Exercise details: From the listing below, extract every line in which the word "chart" appears.

Data block:
--------------------

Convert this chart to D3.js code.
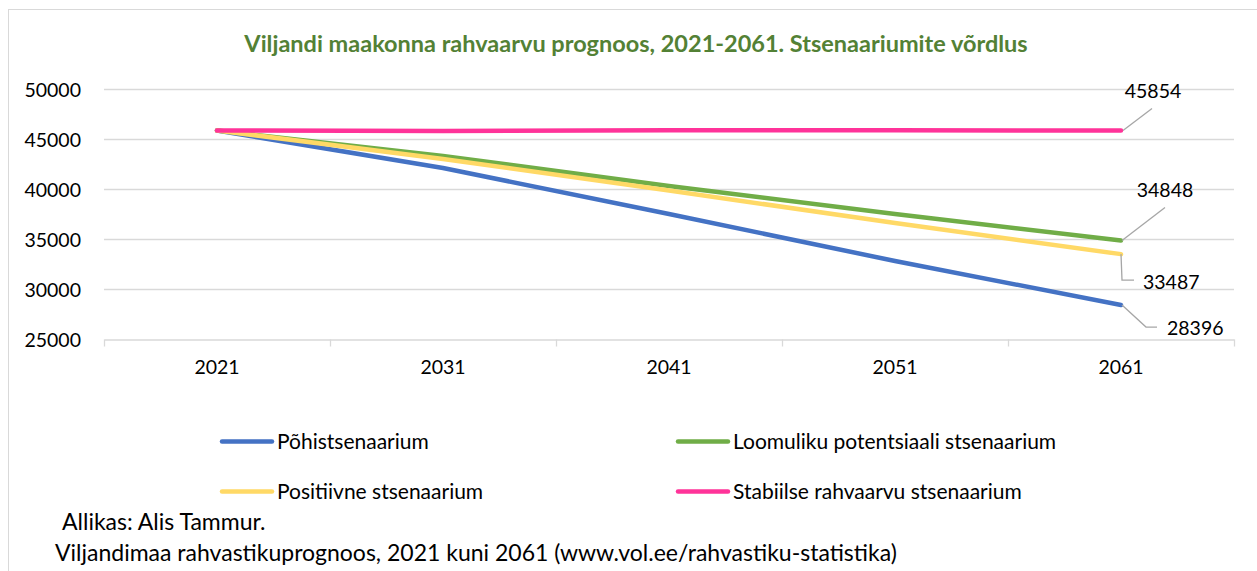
<!DOCTYPE html>
<html>
<head>
<meta charset="utf-8">
<script src="https://cdn.jsdelivr.net/npm/d3@7"></script>
<style>
    body { margin: 0; background: #fff; }
    text { font-family: Lato, "Open Sans", sans-serif; fill: #000; }
</style>
</head>
<body>
<div id="chart"></div>
<script>
// data
const years = ["2021", "2031", "2041", "2051", "2061"];
const pohi = [45854, 42100, 37500, 32800, 28396];
const loomulik = [45854, 43300, 40300, 37500, 34848];
const positiivne = [45854, 43000, 39850, 36600, 33487];
const stabiilne = [45854, 45800, 45880, 45870, 45854];
const yTicks = [25000, 30000, 35000, 40000, 45000, 50000];

const seriesNames = ["Põhistsenaarium", "Loomuliku potentsiaali stsenaarium",
    "Positiivne stsenaarium", "Stabiilse rahvaarvu stsenaarium"];
const seriesValues = [pohi, loomulik, positiivne, stabiilne];
const colors = ["#4472C4", "#70AD47", "#FFD966", "#FF3399"];

const W = 1257, H = 571;
const margin = {top: 89, right: 23, bottom: 232, left: 104};

const svg = d3.select("#chart").append("svg")
    .attr("width", W)
    .attr("height", H);

// outer frame
svg.append("rect")
    .attr("x", 8.5).attr("y", 9.5)
    .attr("width", 1270).attr("height", 600)
    .attr("fill", "none")
    .attr("stroke", "#d9d9d9");

svg.append("text")
    .attr("x", 636).attr("y", 52)
    .attr("text-anchor", "middle")
    .style("font-weight", "bold")
    .style("font-size", "23.5px")
    .style("fill", "#538135")
    .text("Viljandi maakonna rahvaarvu prognoos, 2021-2061. Stsenaariumite võrdlus");

const x = d3.scaleBand()
    .domain(years)
    .range([margin.left, W - margin.right])
    .padding(0);

const y = d3.scaleLinear()
    .domain([25000, 50000])
    .range([H - margin.bottom, margin.top]);

const px = d => x(d) + x.bandwidth() / 2;

// grid
svg.append("g").selectAll("line")
    .data(yTicks.slice(1))
    .join("line")
    .attr("x1", margin.left).attr("x2", W - margin.right)
    .attr("y1", d => Math.round(y(d)) + 0.5).attr("y2", d => Math.round(y(d)) + 0.5)
    .attr("stroke", "#d9d9d9").attr("stroke-width", 1.3);

// y labels
svg.append("g").selectAll("text")
    .data(yTicks)
    .join("text")
    .attr("x", 81)
    .attr("y", d => y(d) + 7.5)
    .attr("text-anchor", "end")
    .style("font-size", "19.5px")
    .text(d => d);

// x axis
const xAxis = svg.append("g")
    .attr("transform", `translate(0,${Math.round(y(25000)) + 0.5})`)
    .call(d3.axisBottom(x).tickSize(0).tickPadding(21));
xAxis.select(".domain").attr("stroke", "#d9d9d9").attr("stroke-width", 1.3);
xAxis.selectAll("text").style("font-size", "19.5px").style("font-family", "Lato, sans-serif");

const bounds = years.map(d => x(d)).concat([W - margin.right]);
xAxis.selectAll(".sep")
    .data(bounds)
    .join("line")
    .attr("class", "sep")
    .attr("x1", d => Math.round(d) + 0.5).attr("x2", d => Math.round(d) + 0.5)
    .attr("y1", 0).attr("y2", 7)
    .attr("stroke", "#d9d9d9").attr("stroke-width", 1.3);

// lines
const line = d3.line()
    .x((d, i) => px(years[i]))
    .y(d => y(d));

svg.append("g").selectAll("path")
    .data(seriesValues)
    .join("path")
    .attr("d", d => line(d))
    .attr("fill", "none")
    .attr("stroke", (d, i) => colors[i])
    .attr("stroke-width", 4.5)
    .attr("stroke-linecap", "round")
    .attr("stroke-linejoin", "round");

// end labels with leader lines
const last = years.length - 1;
const xEnd = px(years[last]);
const labels = [
    {v: stabiilne[last], leader: [[2, 0], [31, -22]], tx: 1153, ty: 98, anchor: "middle"},
    {v: loomulik[last], leader: [[1, 0], [44, -33]], tx: 1165, ty: 197, anchor: "middle"},
    {v: positiivne[last], leader: [[0, 0], [1, 26], [13, 26]], tx: 1143, ty: 289, anchor: "start"},
    {v: pohi[last], leader: [[1, 0], [25, 22], [36, 22]], tx: 1167, ty: 335, anchor: "start"}
];

labels.forEach(l => {
    const y0 = y(l.v);
    svg.append("polyline")
        .attr("points", l.leader.map(p => [xEnd + p[0], y0 + p[1]].join(",")).join(" "))
        .attr("fill", "none")
        .attr("stroke", "#a6a6a6")
        .attr("stroke-width", 1.3);
    svg.append("text")
        .attr("x", l.tx).attr("y", l.ty)
        .attr("text-anchor", l.anchor)
        .style("font-size", "19.5px")
        .text(l.v);
});

// legend
const legendPos = [[222, 441.5], [678, 441.5], [222, 491.5], [678, 491.5]];
const legend = svg.append("g").selectAll("g")
    .data(seriesNames)
    .join("g")
    .attr("transform", (d, i) => `translate(${legendPos[i][0]},${legendPos[i][1]})`);

legend.append("line")
    .attr("x1", 0).attr("x2", 50)
    .attr("stroke", (d, i) => colors[i])
    .attr("stroke-width", 4.5)
    .attr("stroke-linecap", "round");

legend.append("text")
    .attr("x", 55).attr("y", 7)
    .style("font-size", "21px")
    .text(d => d);

// source
svg.append("text")
    .attr("x", 62).attr("y", 530)
    .style("font-size", "23px")
    .text("Allikas: Alis Tammur.");
svg.append("text")
    .attr("x", 55).attr("y", 561)
    .style("font-size", "23px")
    .text("Viljandimaa rahvastikuprognoos, 2021 kuni 2061 (www.vol.ee/rahvastiku-statistika)");
</script>
</body>
</html>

--------------------

Written reply:
Convert this chart to D3.js code.
<div id="chart"></div>
const svg = d3.select("#chart").append("svg")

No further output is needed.